The three-day summit, now in its third year, is organized by Tina Brown, editor in chief of Newsweek and The Daily Beast. Besides Streep and Clinton, feminist icon Gloria Steinem and former secretary of state Madeleine Albright, Brown harnessed the star power of Angelina Jolie, who came to read the words of Dr. Hawa Abdi, a Somali humanitarian facing danger from Islamist rebels there.

Also given star treatment was International Monetary Fund chief Christine Lagarde, who delighted the delegates at dinner Thursday when she suggested that the financial crisis might have been averted, or at least been much less serious, if more women had been at the helm of financial institutions.

“If Lehman Brothers had been a bit more Lehman Sisters … we would not have had the degree of tragedy that we had as a result of what happened,” Lagarde said.

She added that recent studies have shown “what the level of testosterone in a given room can produce when you do trading.”

Many global problems were addressed by the dozens of panels attended by some 2,000 delegates each day. But a constant undercurrent was an issue at home: the debate in Washington over women’s reproductive health care.

Clinton and other speakers referred, obliquely and not, to conservative radio commentator Rush Limbaugh’s insulting remarks about law student Sandra Fluke, who came under attack after she testified to congressional Democrats in support of their national health care policy that would compel her Catholic college’s health insurance plan to cover birth control.

The 2011 Nobel Peace Prize winner Leymah Gbowee, of Liberia, was the most blunt, saying women had been too passive: “Where are the angry American women?” she asked.

From Liberia to Egypt: Panelists discussed whether the Arab Spring risked becoming an Arab Winter for women, who were central to the popular uprising but now fear being marginalized.

“Tell people there is no spring without flowers and there is no Arab Spring without women,” said Dalia Ziada, Egypt director of the American Islamic Congress.

Other popular lines of the weekend included the definition of “glass ceiling,” from Jane Harman, the former California Democratic congresswoman: “It’s actually a thick layer of men.”

How do you puncture that layer? Kah Walla, a political leader from Cameroon, spoke of empowering women across Africa but added that in the United States, too, the level of female representation in politics was a serious issue.

“Every woman here needs to be involved with getting a woman elected,” she said.

The opposition leader in Israel, Tzipi Livni, of the Kadima Party, spoke about the nuclear threat from Iran. But she said she would not engage in what she called “megaphone diplomacy.”

“Maybe that’s something men do,” she quipped.

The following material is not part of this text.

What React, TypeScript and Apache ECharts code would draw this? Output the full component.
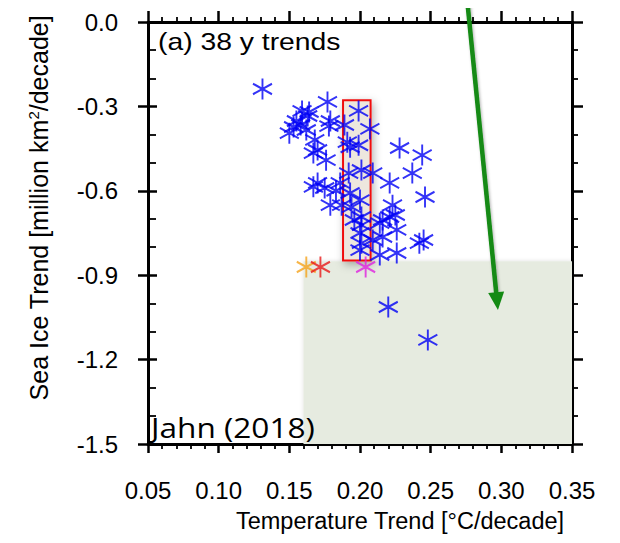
import React, { useEffect, useRef } from "react";
import * as echarts from "echarts";

// Blue model trends: [temperature trend (°C/decade), sea-ice trend (million km²/decade)]
const blueTemp = [
  0.131, 0.159, 0.163, 0.155, 0.150, 0.158, 0.162, 0.153, 0.164, 0.177,
  0.179, 0.178, 0.168, 0.170, 0.167, 0.176, 0.170, 0.167, 0.186, 0.179,
  0.187, 0.192, 0.193, 0.196, 0.199, 0.207, 0.189, 0.191, 0.199, 0.193,
  0.201, 0.200, 0.194, 0.201, 0.201, 0.200, 0.201, 0.200, 0.228, 0.244,
  0.237, 0.221, 0.209, 0.246, 0.223, 0.225, 0.216, 0.214, 0.221, 0.226,
  0.216, 0.209, 0.226, 0.214, 0.245, 0.242, 0.220, 0.248, 0.183, 0.175
];
const blueIce = [
  -0.238, -0.316, -0.334, -0.352, -0.395, -0.366, -0.384, -0.373, -0.320, -0.284,
  -0.352, -0.370, -0.419, -0.455, -0.466, -0.491, -0.572, -0.586, -0.572, -0.651,
  -0.651, -0.537, -0.608, -0.704, -0.316, -0.380, -0.366, -0.427, -0.438, -0.445,
  -0.526, -0.633, -0.658, -0.693, -0.722, -0.750, -0.786, -0.811, -0.448, -0.473,
  -0.537, -0.572, -0.537, -0.622, -0.651, -0.686, -0.704, -0.715, -0.693, -0.739,
  -0.764, -0.775, -0.821, -0.828, -0.775, -0.786, -1.013, -1.130, -0.600, -0.590
];
// Special markers
const orangePoint = [0.162, -0.871];
const redPoint = [0.172, -0.871];
const magentaPoint = [0.204, -0.871];

// Shaded regions (data coordinates)
const greenRegion = [[0.16, -0.85], [0.35, -1.5]];
const redBox = [[0.188, -0.278], [0.2075, -0.848]];
// Arrow (data coordinates)
const arrowStart = [0.2757, 0.085];
const arrowEnd = [0.2976, -1.024];

const xTicks = { min: 0.05, max: 0.35, interval: 0.05 };
const yTicks = { min: -1.5, max: 0.0, interval: 0.3 };

const STAR = "path://M0,-10L0,10M-8.66,-5L8.66,5M-8.66,5L8.66,-5";
const FONT = "Liberation Sans";

function starSeries(name: string, pts: number[][], color: string, z = 5) {
  return {
    name,
    type: "scatter",
    data: pts,
    symbol: STAR,
    symbolSize: [19, 21],
    z,
    itemStyle: { color: "rgba(0,0,0,0)", borderColor: color, borderWidth: 2 },
  };
}

export default function App() {
  const ref = useRef<HTMLDivElement>(null);
  useEffect(() => {
    if (!ref.current) return;
    const chart = echarts.init(ref.current, undefined, { renderer: "svg" });
    const bluePts = blueTemp.map((t, i) => [t, blueIce[i]]);
    const axisLine = { show: true, onZero: false, lineStyle: { color: "#000", width: 3 } };
    const majorTick = (len: number, inside = false) => ({
      show: true,
      inside,
      length: len,
      lineStyle: { color: "#000", width: 2.5 },
    });
    const minor = (n: number, len: number) => ({
      show: true,
      splitNumber: n,
      length: len,
      lineStyle: { color: "#000", width: 1.8 },
    });
    const option: any = {
      animation: false,
      grid: { left: 140, right: 56, top: 14, bottom: 107 },
      xAxis: [
        {
          type: "value",
          min: xTicks.min,
          max: xTicks.max,
          interval: xTicks.interval,
          position: "bottom",
          axisLine,
          axisTick: majorTick(9),
          minorTick: minor(5, 5),
          splitLine: { show: false },
          axisLabel: {
            color: "#000",
            fontFamily: FONT,
            fontSize: 24,
            margin: 34,
            formatter: (v: number) => v.toFixed(2),
          },
          name: "Temperature Trend [°C/decade]",
          nameLocation: "middle",
          nameGap: 65,
          nameTextStyle: { color: "#000", fontFamily: FONT, fontSize: 23.5, padding: [0, 0, 0, 80] },
        },
        {
          type: "value",
          min: xTicks.min,
          max: xTicks.max,
          interval: xTicks.interval,
          position: "top",
          axisLine,
          axisTick: majorTick(11),
          minorTick: minor(5, 5),
          splitLine: { show: false },
          axisLabel: { show: false },
        },
      ],
      yAxis: [
        {
          type: "value",
          min: yTicks.min,
          max: yTicks.max,
          interval: yTicks.interval,
          position: "left",
          axisLine,
          axisTick: majorTick(9, true),
          minorTick: minor(3, 8),
          splitLine: { show: false },
          axisLabel: {
            color: "#000",
            fontFamily: FONT,
            fontSize: 24,
            margin: 30,
            formatter: (v: number) => v.toFixed(1),
          },
          name: "Sea Ice Trend [million km{sup|2}/decade]",
          nameLocation: "middle",
          nameGap: 96,
          nameTextStyle: {
            color: "#000",
            fontFamily: FONT,
            fontSize: 25,
            padding: [0, 0, 0, 50],
            rich: { sup: { fontFamily: FONT, fontSize: 15, verticalAlign: "top", padding: [0, 0, 11, 0], color: "#000" } },
          },
        },
        {
          type: "value",
          min: yTicks.min,
          max: yTicks.max,
          interval: yTicks.interval,
          position: "left",
          axisLine: { show: false },
          axisTick: majorTick(10),
          minorTick: { show: false },
          splitLine: { show: false },
          axisLabel: { show: false },
        },
        {
          type: "value",
          min: yTicks.min,
          max: yTicks.max,
          interval: yTicks.interval,
          position: "right",
          axisLine,
          axisTick: majorTick(11),
          minorTick: minor(3, 6),
          splitLine: { show: false },
          axisLabel: { show: false },
        },
      ],
      series: [
        {
          name: "regions",
          type: "scatter",
          data: [],
          z: 1,
          markArea: {
            silent: true,
            data: [
              [
                { coord: greenRegion[0], itemStyle: { color: "#e6ebe0", borderWidth: 0, shadowBlur: 4, shadowColor: "rgba(0,0,0,0.12)" } },
                { coord: greenRegion[1] },
              ],
              [
                {
                  coord: redBox[0],
                  itemStyle: {
                    color: "#ede7de",
                    borderColor: "#f01010",
                    borderWidth: 2,
                    shadowBlur: 8,
                    shadowOffsetX: 2,
                    shadowOffsetY: 3,
                    shadowColor: "rgba(0,0,0,0.3)",
                  },
                },
                { coord: redBox[1] },
              ],
            ],
          },
        },
        starSeries("models", bluePts, "#0000f5"),
        starSeries("orange", [orangePoint], "#f5a31a", 6),
        starSeries("red", [redPoint], "#e81818", 7),
        starSeries("magenta", [magentaPoint], "#e020e0", 7),
      ],
    };
    chart.setOption(option);

    const p0 = chart.convertToPixel({ xAxisIndex: 0, yAxisIndex: 0 }, arrowStart) as number[];
    const p1 = chart.convertToPixel({ xAxisIndex: 0, yAxisIndex: 0 }, arrowEnd) as number[];
    const dx = p1[0] - p0[0];
    const dy = p1[1] - p0[1];
    const len = Math.sqrt(dx * dx + dy * dy);
    const ux = dx / len;
    const uy = dy / len;
    const headL = 18;
    const headW = 8;
    const base = [p1[0] - ux * headL, p1[1] - uy * headL];
    const green = "#138a13";
    chart.setOption({
      graphic: [
        {
          type: "line",
          z: 20,
          shape: { x1: p0[0], y1: p0[1], x2: base[0] + ux * 2, y2: base[1] + uy * 2 },
          style: { stroke: green, lineWidth: 4.5, shadowBlur: 3, shadowColor: "rgba(0,0,0,0.3)", shadowOffsetX: 1, shadowOffsetY: 1 },
        },
        {
          type: "polygon",
          z: 20,
          shape: {
            points: [
              [p1[0], p1[1]],
              [base[0] - uy * headW, base[1] + ux * headW],
              [base[0] + uy * headW, base[1] - ux * headW],
            ],
          },
          style: { fill: green },
        },
        {
          type: "text",
          x: 150,
          y: 22,
          scaleX: 1.18,
          z: 30,
          style: { text: "(a) 38 y trends", font: `24px "${FONT}"`, fill: "#000" },
        },
        {
          type: "text",
          x: 143,
          y: 406,
          scaleX: 1.17,
          z: 30,
          style: { text: "Jahn (2018)", font: `27px "Open Sans"`, fill: "#000" },
        },
      ],
    });
    return () => chart.dispose();
  }, []);
  return <div ref={ref} style={{ width: 620, height: 543 }} />;
}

And Steinem had a good line — speaking on a panel about women leaders, moderated by Facebook chief operating officer Sheryl Sandberg, she speculated on why some men feel uncomfortable with females in power.

“The last time a lot of powerful guys saw a powerful woman, they were 8,” Steinem said. “They feel regressed to childhood by a powerful woman.”

Yet men played a role in the summit, too, perhaps none more eloquently than Imam Demba Diawara, a village chief from Senegal. In a powerful discussion of the practice of genital cutting, Diawara, whose own family members had endured the procedure, spoke of how he had gradually come to understand that cutting was dangerous and sometimes fatal. He said he had since visited 378 communities to convince leaders of his view.

“By 2015, we will see the end of genital cutting in Senegal,” he predicted.

The conference came to a more lighthearted end with Streep, who spoke humorously of the similarities she shared with Clinton.

They’re roughly the same age, she said. They both have two brothers. They both had spirited, big-hearted mothers. They both went to women’s colleges and then to graduate school at Yale.

“But there our two paths diverged in the wood,” Streep noted, concluding that “I’m an actress, and she’s the real deal.”

Clinton arrived to deliver a call to arms for women around the world to get involved in effecting change. But not before expressing relief that there was one movie Streep had never made.

“I’m just glad she didn’t do a movie called ‘The Devil Wears Pantsuits,’” quipped Clinton, mixing the title of a Streep film with her favored style of clothing.